As a general matter in a Bivens action, "[t]he statute of limitations begins to run when the plaintiff knows or has reason to know of the existence and cause of the injury which is the basis of his action," i.e., "when he should have discovered it through the exercise of reasonable diligence." Id. at 969 (citations omitted). But where, as here, the Bivens action is based on an "allegedly unconstitutional conviction . . . . or . . . other harm caused by actions whose unlawfulness would render a conviction or sentence invalid," the cause of action does not accrue until "the conviction or sentence has . . . been invalidated." Heck, 512 U.S. at 486-87. In the present case, Wilkins's conviction was invalidated based on the Batson violation when the court issued its order according him a new trial, and therefore the statute of limitations began to run on February 26, 1997.(1) He filed the present suit more than two years after that date, rendering the action untimely, see Meade, 841 F.2d at 1522, and we discern no grounds under Oklahoma law for the tolling of the two-year limitations period, see Resolution Trust Corp. v.

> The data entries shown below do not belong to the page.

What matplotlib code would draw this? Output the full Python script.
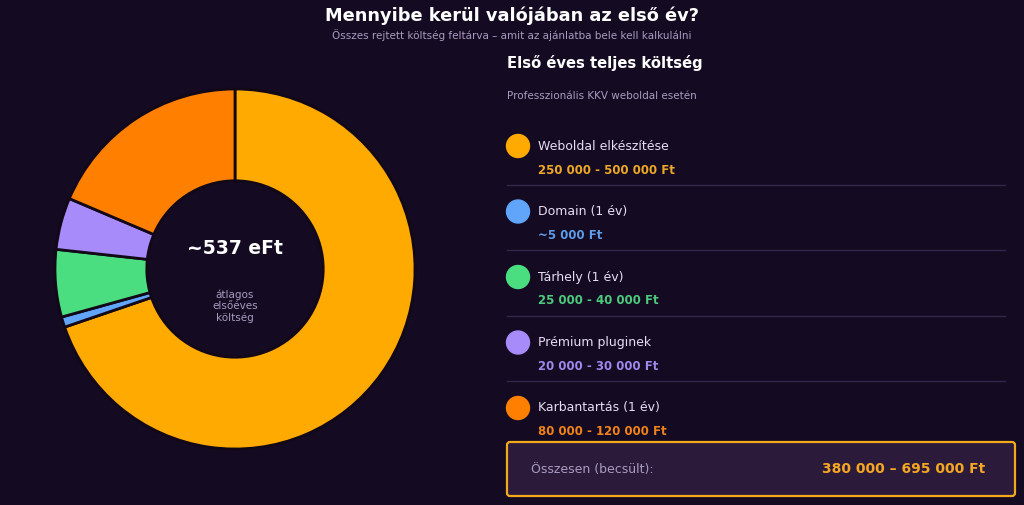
import matplotlib.pyplot as plt
from matplotlib.patches import Circle, FancyBboxPatch

# data
categories = ["Weboldal elkészítése", "Domain (1 év)", "Tárhely (1 év)",
              "Prémium pluginek", "Karbantartás (1 év)"]
avg_costs = [375000, 5000, 32500, 25000, 100000]
range_labels = ["250 000 - 500 000 Ft", "~5 000 Ft", "25 000 - 40 000 Ft",
                "20 000 - 30 000 Ft", "80 000 - 120 000 Ft"]
colors = ["#FFAA00", "#60A5FA", "#4ADE80", "#A78BFA", "#FF8000"]
value_colors = ["#EDA826", "#5E9BE8", "#4CCB7C", "#9E88EC", "#F0821A"]
total_label = "380 000 – 695 000 Ft"

BG = "#140a22"
MUTED = "#a99cc0"

fig = plt.figure(figsize=(10.24, 5.06), dpi=100, facecolor=BG)

# donut on the left
W, H = 1024, 506
cx, cy, size = 235, 270, 400
ax = fig.add_axes([(cx - size / 2) / W, (H - cy - size / 2) / H, size / W, size / H])
ax.set_facecolor(BG)
ax.pie(avg_costs, colors=colors, startangle=90, counterclock=False, radius=1,
       wedgeprops=dict(width=0.51, edgecolor="#120818", linewidth=2))
ax.set_xlim(-1.111, 1.111)
ax.set_ylim(-1.111, 1.111)
ax.set_aspect("equal")
ax.axis("off")
total_k = sum(avg_costs) // 1000
ax.text(0, 0.12, f"~{total_k} eFt", ha="center", va="center", color="white",
        fontsize=13.5, fontweight="bold")
ax.text(0, -0.2, "átlagos\nelsőéves\nköltség", ha="center", va="center",
        color=MUTED, fontsize=7.5, linespacing=1.15)

# overlay in pixel coordinates for texts and the legend panel
ov = fig.add_axes([0, 0, 1, 1], facecolor="none")
ov.set_xlim(0, W)
ov.set_ylim(H, 0)
ov.axis("off")

ov.text(512, 16, "Mennyibe kerül valójában az első év?", ha="center", va="center",
        color="white", fontsize=12.8, fontweight="bold")
ov.text(512, 35, "Összes rejtett költség feltárva – amit az ajánlatba bele kell kalkulálni",
        ha="center", va="center", color=MUTED, fontsize=7.5)

ov.text(507, 63, "Első éves teljes költség", ha="left", va="center",
        color="white", fontsize=10.6, fontweight="bold")
ov.text(507, 96, "Professzionális KKV weboldal esetén", ha="left", va="center",
        color=MUTED, fontsize=7.5)

y0, step = 147, 65.5
for i, (name, rng, col, vcol) in enumerate(zip(categories, range_labels, colors, value_colors)):
    y = y0 + i * step
    ov.add_patch(Circle((518, y), 11.5, color=col))
    ov.text(538, y - 1, name, ha="left", va="center", color="#e6def2", fontsize=9)
    ov.text(538, y + 23, rng, ha="left", va="center", color=vcol,
            fontsize=8.5, fontweight="bold")
    if i < len(categories) - 1:
        ov.plot([507, 1005], [y + 38.5, y + 38.5], color="#33284a", lw=1)

box = FancyBboxPatch((507, 443), 508, 54, boxstyle="round,pad=0,rounding_size=3",
                     facecolor="#2b1a3a", edgecolor="#F2AA1C", lw=1.6)
ov.add_patch(box)
ov.text(531, 470, "Összesen (becsült):", ha="left", va="center", color=MUTED, fontsize=9)
ov.text(985, 469, total_label, ha="right", va="center", color="#F5A623",
        fontsize=10, fontweight="bold")

fig.savefig("out.png", dpi=100, facecolor=BG)
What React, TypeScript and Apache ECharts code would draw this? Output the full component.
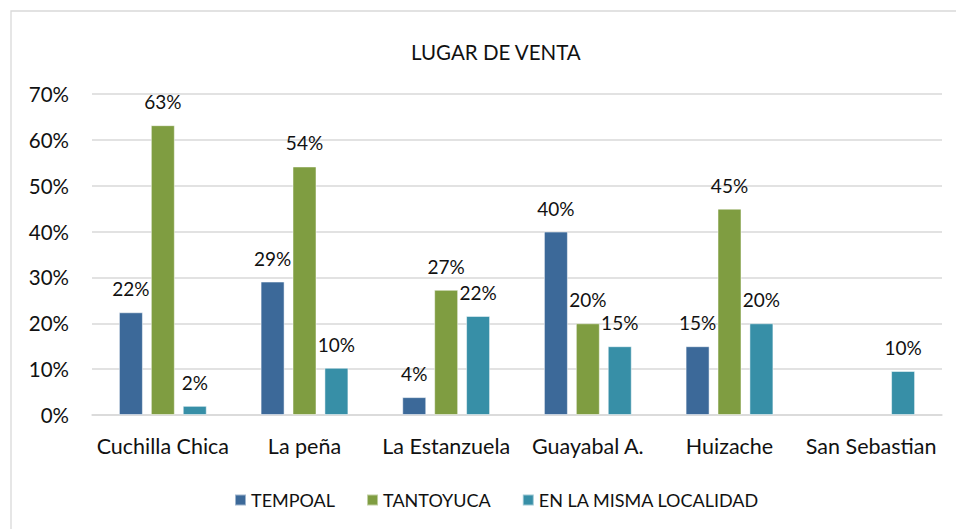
import React, { useEffect, useRef } from "react";
import * as echarts from "echarts";

const categories = ["Cuchilla Chica", "La peña", "La Estanzuela", "Guayabal A.", "Huizache", "San Sebastian"];
const seriesNames = ["TEMPOAL", "TANTOYUCA", "EN LA MISMA LOCALIDAD"];
const tempoal: (number | null)[] = [22.4, 29.1, 3.9, 40.0, 15.0, null];
const tantoyuca: (number | null)[] = [63.2, 54.2, 27.3, 20.0, 45.0, null];
const mismaLocalidad: (number | null)[] = [2.0, 10.3, 21.6, 15.0, 20.0, 9.6];
const colors = ["#3C6999", "#7F9D41", "#378FA7"];
const yTicks = { min: 0, max: 70, interval: 10 };

const FONT = "Lato, 'Noto Sans', sans-serif";

export default function App() {
  const ref = useRef<HTMLDivElement>(null);
  useEffect(() => {
    if (!ref.current) return;
    const chart = echarts.init(ref.current, null, { renderer: "svg" });
    const data = [tempoal, tantoyuca, mismaLocalidad];
    chart.setOption({
      animation: false,
      backgroundColor: "#ffffff",
      textStyle: { fontFamily: FONT },
      graphic: [
        {
          type: "rect",
          shape: { x: 11, y: 11, width: 1200, height: 800 },
          style: { fill: "none", stroke: "#d9d9d9", lineWidth: 1.3 },
          silent: true,
        },
      ],
      title: {
        text: "LUGAR DE VENTA",
        left: 406,
        top: 36,
        textStyle: { fontFamily: FONT, fontSize: 20.5, fontWeight: "normal", color: "#111" },
      },
      legend: {
        left: 229,
        top: 486,
        itemWidth: 11,
        itemHeight: 11,
        itemGap: 31,
        icon: "rect",
        textStyle: { fontFamily: FONT, fontSize: 18, color: "#111" },
        data: seriesNames,
      },
      grid: { left: 92, right: 14, top: 94, bottom: 114, containLabel: false },
      xAxis: {
        type: "category",
        data: categories,
        axisLine: { show: true, lineStyle: { color: "#d9d9d9", width: 1.5 } },
        axisTick: { show: false },
        axisLabel: { fontFamily: FONT, fontSize: 21.5, color: "#111", margin: 20, interval: 0 },
      },
      yAxis: {
        type: "value",
        min: yTicks.min,
        max: yTicks.max,
        interval: yTicks.interval,
        axisLine: { show: false },
        axisTick: { show: false },
        splitLine: { lineStyle: { color: "#d9d9d9", width: 1.5 } },
        axisLabel: {
          fontFamily: FONT,
          fontSize: 20.5,
          color: "#111",
          margin: 23,
          formatter: (v: number) => `${v}%`,
        },
      },
      series: seriesNames.map((name, i) => ({
        name,
        type: "bar",
        data: data[i],
        barWidth: 24,
        barGap: "33%",
        itemStyle: { color: colors[i], borderColor: "rgba(255,255,255,0.5)", borderWidth: 1 },
        label: {
          show: true,
          position: "top",
          distance: 14,
          fontFamily: FONT,
          fontSize: 19,
          color: "#111",
          formatter: (p: any) => (p.value == null ? "" : `${Math.round(p.value)}%`),
        },
      })),
    });
    return () => chart.dispose();
  }, []);
  return <div ref={ref} style={{ position: "fixed", left: 0, top: 0, width: 956, height: 529 }} />;
}
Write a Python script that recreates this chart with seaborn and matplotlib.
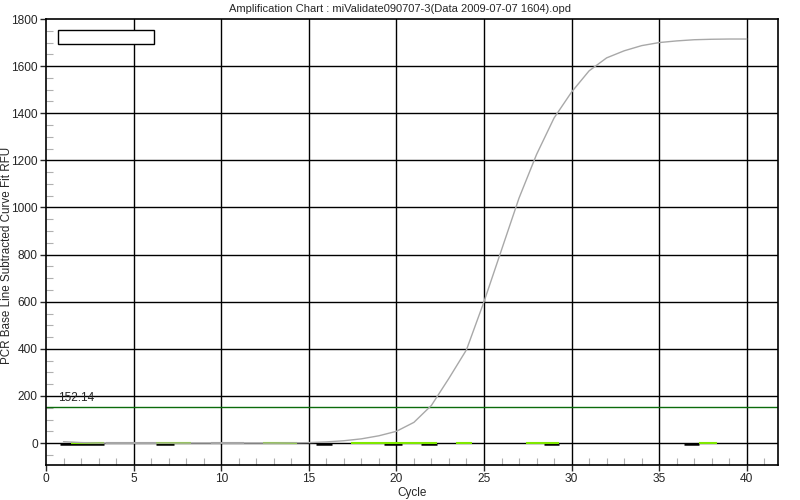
import numpy as np
import pandas as pd
import matplotlib
matplotlib.use('Agg')
import matplotlib.pyplot as plt
import seaborn as sns
from matplotlib.ticker import MultipleLocator
from matplotlib.patches import Rectangle

# ── Data ──────────────────────────────────────────────────────────────────────
cycles = list(range(1, 41))
rfu = [6, 2, 0, 0, 0, 0, 0, 0, 0, 0, 0, 0, 0, 1, 2, 5, 10, 18, 31, 50,
       88, 160, 275, 396, 600, 820, 1040, 1225, 1380, 1490, 1580, 1635,
       1665, 1687, 1700, 1707, 1712, 1714, 1715, 1715]

threshold = 152.14

# flat traces near baseline, visible pieces (cycle start, cycle end)
black_starts = [0.8, 6.3, 15.4, 19.3, 21.4, 28.4, 36.4]
black_ends   = [3.3, 7.3, 16.3, 20.3, 22.3, 29.3, 37.3]
green_starts = [1.4, 6.3, 12.4, 17.4, 23.4, 27.4, 37.3]
green_ends   = [3.3, 8.3, 14.3, 22.3, 24.3, 29.3, 38.3]
gray_starts  = [3.4, 9.4]
gray_ends    = [6.3, 11.3]

title = 'Amplification Chart : miValidate090707-3(Data 2009-07-07 1604).opd'

# ── Style ─────────────────────────────────────────────────────────────────────
sns.set_style('white')
plt.rcParams['font.family'] = ['Liberation Sans', 'DejaVu Sans']

fig = plt.figure(figsize=(8, 5), dpi=100)
ax = fig.add_axes([0.0575, 0.07, 0.9154, 0.892])

# major grid
for x in range(5, 45, 5):
    ax.axvline(x, color='black', linewidth=1.0, zorder=1)
for y in range(0, 1800, 200):
    ax.axhline(y, color='black', linewidth=1.0, zorder=1)

# baseline traces
ax.hlines([-2] * len(black_starts), black_starts, black_ends,
          color='black', linewidth=1.8, zorder=3)
ax.hlines([-1] * len(green_starts), green_starts, green_ends,
          color='#80e800', linewidth=1.5, zorder=4)
ax.hlines([0] * len(gray_starts), gray_starts, gray_ends,
          color='#a0a0a0', linewidth=1.5, zorder=3)

# amplification curve
df = pd.DataFrame({'Cycle': cycles, 'RFU': rfu})
sns.lineplot(data=df, x='Cycle', y='RFU', color='#a8a8a8',
             linewidth=1.0, ax=ax, zorder=5)

# threshold
ax.axhline(threshold, color='#0b6b0b', linewidth=1.0, zorder=2)
ax.text(0.7, threshold + 12, f'{threshold:.2f}', fontsize=8.5, va='bottom',
        ha='left', zorder=6)

# empty legend box
ax.add_patch(Rectangle((0.016, 0.944), 0.132, 0.031, transform=ax.transAxes,
                       facecolor='white', edgecolor='black', linewidth=1.0,
                       zorder=6))

ax.set_xlim(0, 41.8)
ax.set_ylim(-93, 1800)
ax.xaxis.set_major_locator(MultipleLocator(5))
ax.yaxis.set_major_locator(MultipleLocator(200))
ax.xaxis.set_minor_locator(MultipleLocator(1))
ax.yaxis.set_minor_locator(MultipleLocator(50))
ax.tick_params(which='major', direction='out', length=4, width=1,
               labelsize=8.6, pad=2, left=True, bottom=True)
ax.tick_params(which='minor', direction='in', length=5, width=0.8,
               color='#b0b0b0', left=True, bottom=True)

for s in ax.spines.values():
    s.set_color('black')
    s.set_linewidth(1.2)

ax.set_xlabel('Cycle', fontsize=8.5, labelpad=1)
ax.set_ylabel('PCR Base Line Subtracted Curve Fit RFU', fontsize=8.4)
ax.yaxis.set_label_coords(-0.045, 0.469)
fig.text(0.5, 0.993, title, fontsize=8, ha='center', va='top')

fig.savefig('out.png', dpi=100)
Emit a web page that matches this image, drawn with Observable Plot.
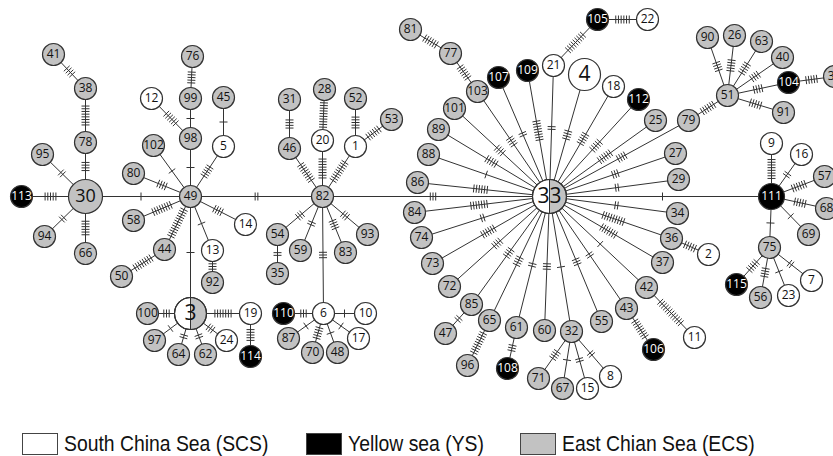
<!DOCTYPE html>
<html><head><meta charset="utf-8">
<script src="https://cdn.jsdelivr.net/npm/d3@7"></script>
<script src="https://cdn.jsdelivr.net/npm/@observablehq/plot@0.6"></script>
<style>
body{margin:0;background:#fff}
#wrap{position:relative;width:833px;height:456px;overflow:hidden}
.legend{position:absolute;top:431px;left:0;width:833px;height:24px;font-family:"Liberation Sans",Arial,sans-serif;font-size:22px;color:#111}
.legend .item{position:absolute;top:0;display:flex;align-items:center}
.legend .sw{width:36px;height:22px;border:1px solid #444;box-sizing:border-box;margin-right:6px}
.legend span{display:inline-block;transform:scaleX(0.88);transform-origin:left center;white-space:nowrap}
</style></head>
<body><div id="wrap"><div id="chart"></div>
<div class="legend">
 <div class="item" style="left:22px"><div class="sw" style="background:#fff"></div><span>South China Sea (SCS)</span></div>
 <div class="item" style="left:306px"><div class="sw" style="background:#000"></div><span>Yellow sea (YS)</span></div>
 <div class="item" style="left:520px"><div class="sw" style="background:#c2c2c2"></div><span>East Chian Sea (ECS)</span></div>
</div></div>
<script>
// Haplotype groups by sea
const scsHaplotypes = ["12","5","14","13","19","24","20","1","6","10","17","21","22","4","18","2","11","8","15","9","16","23","7"];
const ysHaplotypes = ["113","114","110","107","109","105","112","106","108","104","111","115"];
const mixedHaplotypes = ["3","33"]; // SCS + ECS shared
// all others: ECS

// Network links: [haplotype A, haplotype B, number of mutation steps]
const links = [
 ["113","30",5],["30","49",1],["49","82",2],["82","33",3],["33","111",1],
 ["30","78",4],["78","38",8],["38","41",4],["30","95",2],["30","94",2],["30","66",6],
 ["49","98",1],["98","99",1],["99","76",5],["98","12",6],["49","5",5],["5","45",1],["49","102",1],
 ["49","80",4],["49","58",8],["49","44",12],["44","50",8],["49","14",4],["49","13",1],["13","92",3],["49","3",1],
 ["3","100",3],["3","19",7],["19","114",5],["3","97",1],["3","64",2],["3","62",2],["3","24",3],
 ["82","46",8],["46","31",4],["82","20",8],["20","28",10],["82","1",9],["1","52",5],["1","53",6],
 ["82","54",3],["54","35",2],["82","59",2],["82","83",4],["82","93",3],["82","6",3],
 ["6","110",3],["6","10",1],["6","87",1],["6","70",5],["6","48",1],["6","17",1],
 ["33","103",4],["103","77",6],["77","81",6],["33","107",2],["33","109",8],["33","21",2],["21","105",9],["105","22",6],
 ["33","4",4],["33","18",5],["33","112",5],["33","25",6],["33","79",4],["33","27",3],["33","29",2],["33","34",2],
 ["33","36",9],["36","2",5],["33","37",7],["33","42",1],["42","11",12],["33","43",2],["43","106",8],["33","55",3],
 ["33","32",1],["32","71",4],["32","67",1],["32","15",2],["32","8",2],["33","60",3],["33","61",2],["61","108",3],
 ["33","65",4],["65","96",9],["33","85",4],["85","47",2],["33","72",4],["33","73",6],["33","74",2],["33","84",7],
 ["33","86",6],["33","88",1],["33","89",5],["33","101",4],
 ["79","51",6],["51","90",4],["51","26",5],["51","63",5],["51","40",4],["51","104",4],["104","39",5],["51","91",5],
 ["111","9",8],["111","16",2],["111","57",6],["111","68",5],["111","69",1],["111","75",1],
 ["75","115",5],["75","56",4],["75","23",1],["75","7",2]
];

// Network layout (drawing positions of each haplotype)
const layout = {
 "113":[21,196],"30":[85,196],"49":[190,196],"82":[322,196],"33":[549,196],"111":[771,196],
 "78":[85,142],"38":[85,88],"41":[53,54],"95":[42,154],"94":[44,236],"66":[85,253],
 "98":[190,138],"99":[190,98],"76":[192,56],"12":[151,98],"45":[223,97],"5":[223,146],"102":[153,145],
 "80":[133,173],"58":[133,220],"44":[164,249],"50":[121,276],"14":[245,224],"13":[212,250],"92":[212,282],"3":[190,313],
 "100":[147,313],"19":[250,313],"114":[250,356],"97":[154,340],"64":[178,354],"62":[205,354],"24":[226,340],
 "46":[289,148],"31":[289,99],"20":[322,140],"28":[324,89],"1":[355,146],"52":[355,98],"53":[391,119],
 "54":[277,234],"35":[277,273],"59":[300,250],"83":[345,252],"93":[367,234],"6":[323,313],
 "110":[283,313],"10":[365,313],"87":[288,338],"70":[312,352],"48":[337,352],"17":[358,338],
 "103":[477,91],"77":[450,53],"81":[410,29],"107":[498,77],"109":[527,70],"21":[553,65],"105":[597,19],"22":[647,19],
 "4":[584,74],"18":[613,86],"112":[638,99],"25":[655,120],"79":[688,120],"27":[675,153],"29":[678,179],"34":[677,213],
 "36":[671,238],"2":[708,254],"37":[662,262],"42":[646,287],"11":[694,337],"43":[626,308],"106":[653,349],"55":[601,321],
 "32":[571,331],"71":[538,378],"67":[562,388],"15":[587,388],"8":[610,376],"60":[544,330],"61":[516,327],"108":[507,368],
 "65":[489,320],"96":[467,365],"85":[471,304],"47":[445,333],"72":[449,286],"73":[432,263],"74":[421,237],"84":[414,212],
 "86":[417,182],"88":[428,154],"89":[438,129],"101":[454,108],
 "51":[727,95],"90":[707,37],"26":[734,35],"63":[761,41],"40":[782,57],"104":[788,82],"39":[834,76],"91":[783,112],
 "9":[771,143],"16":[801,154],"57":[824,176],"68":[826,208],"69":[808,234],"75":[769,247],
 "115":[736,284],"56":[760,297],"23":[788,295],"7":[811,280]
};
const nodeRadius = {"30":17,"3":16,"33":17,"4":16,"111":13};
const labelSize = {"30":18,"3":21,"33":21,"4":21};

const ids = Object.keys(layout);
const regionOf = id => scsHaplotypes.includes(id) ? "SCS" : ysHaplotypes.includes(id) ? "YS" : mixedHaplotypes.includes(id) ? "MIX" : "ECS";
const fillOf = {SCS:"#ffffff", YS:"#000000", ECS:"#c2c2c2", MIX:"#c2c2c2"};
const nodes = ids.map(id => ({id, x: layout[id][0], y: layout[id][1], r: nodeRadius[id] ?? 11, region: regionOf(id)}));
const byId = new Map(nodes.map(n => [n.id, n]));
const edges = links.map(([a,b,m]) => ({a: byId.get(a), b: byId.get(b), m}));

// mutation hatch marks derived from the link data
const hatches = [];
for (const {a,b,m} of edges) {
  const dx = b.x - a.x, dy = b.y - a.y, L = Math.hypot(dx,dy);
  const ux = dx/L, uy = dy/L, nx = -uy, ny = ux;
  const c = a.r + (L - a.r - b.r)/2;
  const sp = 2.7, h = 4;
  for (let k = 0; k < m; k++) {
    const t = c + (k - (m-1)/2)*sp;
    const px = a.x + ux*t, py = a.y + uy*t;
    hatches.push({x1: px - nx*h, y1: py - ny*h, x2: px + nx*h, y2: py + ny*h});
  }
}

const halfLeft = {draw(ctx, size){ const r = Math.sqrt(size/Math.PI); ctx.moveTo(0,-r); ctx.arc(0,0,r,-Math.PI/2,Math.PI/2,true); ctx.closePath(); }};

const chart = Plot.plot({
  width: 833, height: 420, margin: 0,
  x: {domain:[0,833], range:[0,833], axis:null},
  y: {domain:[0,420], range:[0,420], axis:null},
  r: {type:"identity"},
  color: {type:"identity"},
  style: {background:"#fff"},
  marks: [
    Plot.link(edges, {x1: d=>d.a.x, y1: d=>d.a.y, x2: d=>d.b.x, y2: d=>d.b.y, stroke:"#333", strokeWidth:1}),
    Plot.link(hatches, {x1:"x1", y1:"y1", x2:"x2", y2:"y2", stroke:"#333", strokeWidth:1}),
    Plot.dot(nodes, {x:"x", y:"y", r:"r", fill: d=>fillOf[d.region], stroke:"#333", strokeWidth:1.2}),
    Plot.dot(nodes.filter(d=>d.region==="MIX"), {x:"x", y:"y", r:"r", symbol: halfLeft, fill:"#fff", stroke:"#333", strokeWidth:1}),
    Plot.dot(nodes.filter(d=>d.region==="MIX"), {x:"x", y:"y", r:"r", fill:"none", stroke:"#333", strokeWidth:1.2}),
    Plot.text(nodes, {x:"x", y:"y", text:"id", fill: d=> d.region==="YS" ? "#fff" : "#111",
      fontSize: d=> labelSize[d.id] ?? 12, fontWeight: d=> d.region==="YS" ? 700 : 600,
      fontFamily:"Open Sans", letterSpacing: d=> d.id.length>2 ? "-0.6px" : "0px"})
  ]
});
document.getElementById("chart").appendChild(chart);
</script></body></html>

Grant, 901 P.2d 807, 813 (Okla. 1995) (stating that under Oklahoma law the statute of limitations in tort cases is tolled until the injured party knows or in the exercise of reasonable diligence should have known of the injury). Wilkins's invocation of Heck, 512 U.S. at 494 (Souter, J., concurring), for the proposition that the present cause of action did not accrue until the court granted the government's motion to dismiss the charges against him is therefore misplaced. The district court thus correctly dismissed Wilkins's suit as untimely. Because we so hold, we need not reach appellees' other arguments for dismissing the instant action.
The judgment of the district court is AFFIRMED.
The mandate shall issue forthwith.
ENTERED FOR THE COURT
Carlos F. Lucero
Circuit Judge
*. The case is unanimously ordered submitted without oral argument pursuant to Fed. R. App. P. 34(a)(2) and 10th Cir. R. 34.1(G). This order and judgment is not binding precedent, except under the doctrines of law of the case, res judicata, and collateral estoppel. The court generally disfavors the citation of orders and judgments; nevertheless, an order and judgment may be cited under the terms and conditions of 10th Cir. R. 36.3.
1. This is not a case in which Heck precludes a Bivens claim "relating to pending charges when a judgment in favor of the plaintiff would necessarily imply the invalidity of any conviction or sentence that might result from prosecution of the pending charges." Beck v. City of Muskogee Police Dep't, 195 F.3d 553, 557 (10th Cir. 1999). We noted in Beck that "[s]uch claims arise at the time the charges are dismissed," id., and therefore that is the moment of accrual for statute of limitations purposes in such cases. In the present case, by contrast, the Batson violation underlying Wilkins's civil rights action only invalidated his first trial and does not bear on the validity of any subsequent trial.